● Challenge
Go through the entries below and collect each line with the string "React" in it.

(Items listed in a dataset)
<<<<

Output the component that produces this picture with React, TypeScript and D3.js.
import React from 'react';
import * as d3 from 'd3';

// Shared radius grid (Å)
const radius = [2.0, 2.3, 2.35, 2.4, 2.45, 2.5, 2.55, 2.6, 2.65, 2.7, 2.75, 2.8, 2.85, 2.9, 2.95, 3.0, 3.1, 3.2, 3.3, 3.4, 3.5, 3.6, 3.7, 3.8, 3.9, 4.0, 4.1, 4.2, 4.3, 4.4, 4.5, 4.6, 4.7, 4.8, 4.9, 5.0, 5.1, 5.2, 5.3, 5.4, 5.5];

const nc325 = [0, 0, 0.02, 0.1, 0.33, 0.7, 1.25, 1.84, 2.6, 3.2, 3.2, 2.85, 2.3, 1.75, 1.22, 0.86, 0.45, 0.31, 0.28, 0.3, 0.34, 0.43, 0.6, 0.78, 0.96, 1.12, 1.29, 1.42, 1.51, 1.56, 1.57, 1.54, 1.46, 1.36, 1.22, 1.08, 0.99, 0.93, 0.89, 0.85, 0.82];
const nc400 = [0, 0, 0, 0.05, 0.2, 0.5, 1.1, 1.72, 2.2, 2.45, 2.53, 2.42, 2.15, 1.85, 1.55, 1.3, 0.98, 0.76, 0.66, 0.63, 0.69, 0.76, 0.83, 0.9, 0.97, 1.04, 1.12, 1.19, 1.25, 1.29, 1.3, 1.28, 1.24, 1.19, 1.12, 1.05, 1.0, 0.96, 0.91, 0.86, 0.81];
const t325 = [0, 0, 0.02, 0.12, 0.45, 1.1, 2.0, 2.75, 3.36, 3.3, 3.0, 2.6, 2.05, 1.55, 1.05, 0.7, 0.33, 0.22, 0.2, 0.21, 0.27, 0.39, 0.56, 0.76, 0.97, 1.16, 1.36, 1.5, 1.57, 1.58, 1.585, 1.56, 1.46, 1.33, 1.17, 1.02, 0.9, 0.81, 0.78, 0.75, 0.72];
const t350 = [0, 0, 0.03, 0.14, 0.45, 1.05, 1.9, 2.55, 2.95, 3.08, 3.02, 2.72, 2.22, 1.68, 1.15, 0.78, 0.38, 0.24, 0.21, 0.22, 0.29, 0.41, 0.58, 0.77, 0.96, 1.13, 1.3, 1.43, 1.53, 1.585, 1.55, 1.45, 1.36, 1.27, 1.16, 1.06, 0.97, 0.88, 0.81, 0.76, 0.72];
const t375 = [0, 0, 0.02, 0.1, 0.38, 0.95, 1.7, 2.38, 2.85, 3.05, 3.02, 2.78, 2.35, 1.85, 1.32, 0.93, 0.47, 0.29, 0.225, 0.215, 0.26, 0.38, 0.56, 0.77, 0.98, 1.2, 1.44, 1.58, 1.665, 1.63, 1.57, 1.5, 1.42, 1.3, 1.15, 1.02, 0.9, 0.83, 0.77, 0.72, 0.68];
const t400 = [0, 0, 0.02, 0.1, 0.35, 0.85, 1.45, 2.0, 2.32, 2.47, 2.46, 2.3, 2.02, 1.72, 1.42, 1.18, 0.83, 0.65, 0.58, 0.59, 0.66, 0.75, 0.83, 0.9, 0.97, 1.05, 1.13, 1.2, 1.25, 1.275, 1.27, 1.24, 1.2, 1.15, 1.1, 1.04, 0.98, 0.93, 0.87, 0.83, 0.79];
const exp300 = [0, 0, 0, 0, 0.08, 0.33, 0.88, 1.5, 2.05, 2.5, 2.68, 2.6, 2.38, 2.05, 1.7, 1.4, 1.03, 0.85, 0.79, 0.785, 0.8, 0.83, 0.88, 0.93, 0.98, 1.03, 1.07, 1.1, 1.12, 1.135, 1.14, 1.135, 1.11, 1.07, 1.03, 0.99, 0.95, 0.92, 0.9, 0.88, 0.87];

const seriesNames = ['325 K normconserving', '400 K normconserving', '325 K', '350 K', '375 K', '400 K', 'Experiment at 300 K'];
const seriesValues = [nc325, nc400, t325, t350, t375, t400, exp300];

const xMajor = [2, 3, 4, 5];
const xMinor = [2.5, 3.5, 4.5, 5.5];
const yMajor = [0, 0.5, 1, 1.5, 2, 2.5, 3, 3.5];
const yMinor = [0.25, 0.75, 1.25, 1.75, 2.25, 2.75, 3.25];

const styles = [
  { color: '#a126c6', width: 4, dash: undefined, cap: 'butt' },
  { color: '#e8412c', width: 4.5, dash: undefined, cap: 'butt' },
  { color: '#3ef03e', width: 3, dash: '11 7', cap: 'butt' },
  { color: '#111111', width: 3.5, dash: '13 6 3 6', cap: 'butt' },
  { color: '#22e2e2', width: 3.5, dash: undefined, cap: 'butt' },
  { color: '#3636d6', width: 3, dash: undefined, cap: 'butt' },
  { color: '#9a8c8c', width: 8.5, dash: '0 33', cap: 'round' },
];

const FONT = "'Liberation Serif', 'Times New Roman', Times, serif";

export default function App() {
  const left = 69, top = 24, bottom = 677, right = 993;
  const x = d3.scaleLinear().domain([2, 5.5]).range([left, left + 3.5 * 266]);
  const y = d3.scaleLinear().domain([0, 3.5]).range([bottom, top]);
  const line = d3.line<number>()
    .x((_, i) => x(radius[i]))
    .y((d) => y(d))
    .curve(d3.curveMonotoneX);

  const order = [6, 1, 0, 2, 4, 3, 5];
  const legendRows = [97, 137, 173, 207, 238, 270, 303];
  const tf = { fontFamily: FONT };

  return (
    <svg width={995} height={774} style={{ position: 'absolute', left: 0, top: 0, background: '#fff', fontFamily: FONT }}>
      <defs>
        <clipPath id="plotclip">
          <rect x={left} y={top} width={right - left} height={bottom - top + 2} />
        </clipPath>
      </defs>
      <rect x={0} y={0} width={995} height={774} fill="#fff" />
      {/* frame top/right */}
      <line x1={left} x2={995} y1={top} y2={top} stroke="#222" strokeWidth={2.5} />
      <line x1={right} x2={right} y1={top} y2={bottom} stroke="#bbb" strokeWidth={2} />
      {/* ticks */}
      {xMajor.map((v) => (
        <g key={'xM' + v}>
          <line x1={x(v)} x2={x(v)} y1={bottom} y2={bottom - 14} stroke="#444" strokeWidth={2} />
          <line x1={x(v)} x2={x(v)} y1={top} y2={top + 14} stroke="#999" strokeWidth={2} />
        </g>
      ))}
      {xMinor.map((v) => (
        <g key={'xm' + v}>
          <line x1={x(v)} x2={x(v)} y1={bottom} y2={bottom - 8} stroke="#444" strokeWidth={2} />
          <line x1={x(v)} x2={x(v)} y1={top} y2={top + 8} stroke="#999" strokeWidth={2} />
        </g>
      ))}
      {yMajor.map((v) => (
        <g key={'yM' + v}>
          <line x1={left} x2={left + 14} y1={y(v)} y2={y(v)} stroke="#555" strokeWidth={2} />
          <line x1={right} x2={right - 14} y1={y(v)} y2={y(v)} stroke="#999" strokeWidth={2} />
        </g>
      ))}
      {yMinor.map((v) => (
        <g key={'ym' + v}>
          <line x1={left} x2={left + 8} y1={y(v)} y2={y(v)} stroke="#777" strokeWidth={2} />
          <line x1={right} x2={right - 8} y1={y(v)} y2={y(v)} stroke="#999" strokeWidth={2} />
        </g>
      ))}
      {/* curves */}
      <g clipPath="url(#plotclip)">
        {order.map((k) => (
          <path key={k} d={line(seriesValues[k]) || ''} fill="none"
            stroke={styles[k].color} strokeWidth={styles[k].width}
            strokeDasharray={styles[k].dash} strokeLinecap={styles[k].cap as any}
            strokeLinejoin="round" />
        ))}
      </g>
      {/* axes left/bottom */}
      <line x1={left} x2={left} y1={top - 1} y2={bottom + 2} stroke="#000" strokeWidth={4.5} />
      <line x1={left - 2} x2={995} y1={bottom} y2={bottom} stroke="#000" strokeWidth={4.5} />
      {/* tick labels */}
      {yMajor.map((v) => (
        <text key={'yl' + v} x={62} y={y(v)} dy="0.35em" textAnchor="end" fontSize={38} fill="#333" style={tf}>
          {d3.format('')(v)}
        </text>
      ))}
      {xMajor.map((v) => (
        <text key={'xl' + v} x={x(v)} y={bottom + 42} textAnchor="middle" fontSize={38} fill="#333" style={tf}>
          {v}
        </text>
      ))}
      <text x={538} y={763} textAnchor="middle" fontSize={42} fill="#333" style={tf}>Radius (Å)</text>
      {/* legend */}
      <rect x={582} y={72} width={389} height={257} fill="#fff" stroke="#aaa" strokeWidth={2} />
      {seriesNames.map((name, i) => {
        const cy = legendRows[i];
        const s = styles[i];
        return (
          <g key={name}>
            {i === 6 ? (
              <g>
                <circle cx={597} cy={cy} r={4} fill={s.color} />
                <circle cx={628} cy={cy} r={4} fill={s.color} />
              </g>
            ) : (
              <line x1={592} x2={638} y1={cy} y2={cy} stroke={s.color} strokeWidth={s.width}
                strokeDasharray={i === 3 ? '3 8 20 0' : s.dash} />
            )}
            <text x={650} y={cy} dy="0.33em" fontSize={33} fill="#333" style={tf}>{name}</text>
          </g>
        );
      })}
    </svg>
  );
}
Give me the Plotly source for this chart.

>>>>

● Answer to this problem
Output the component that produces this picture with React, TypeScript and D3.js.
import React from 'react';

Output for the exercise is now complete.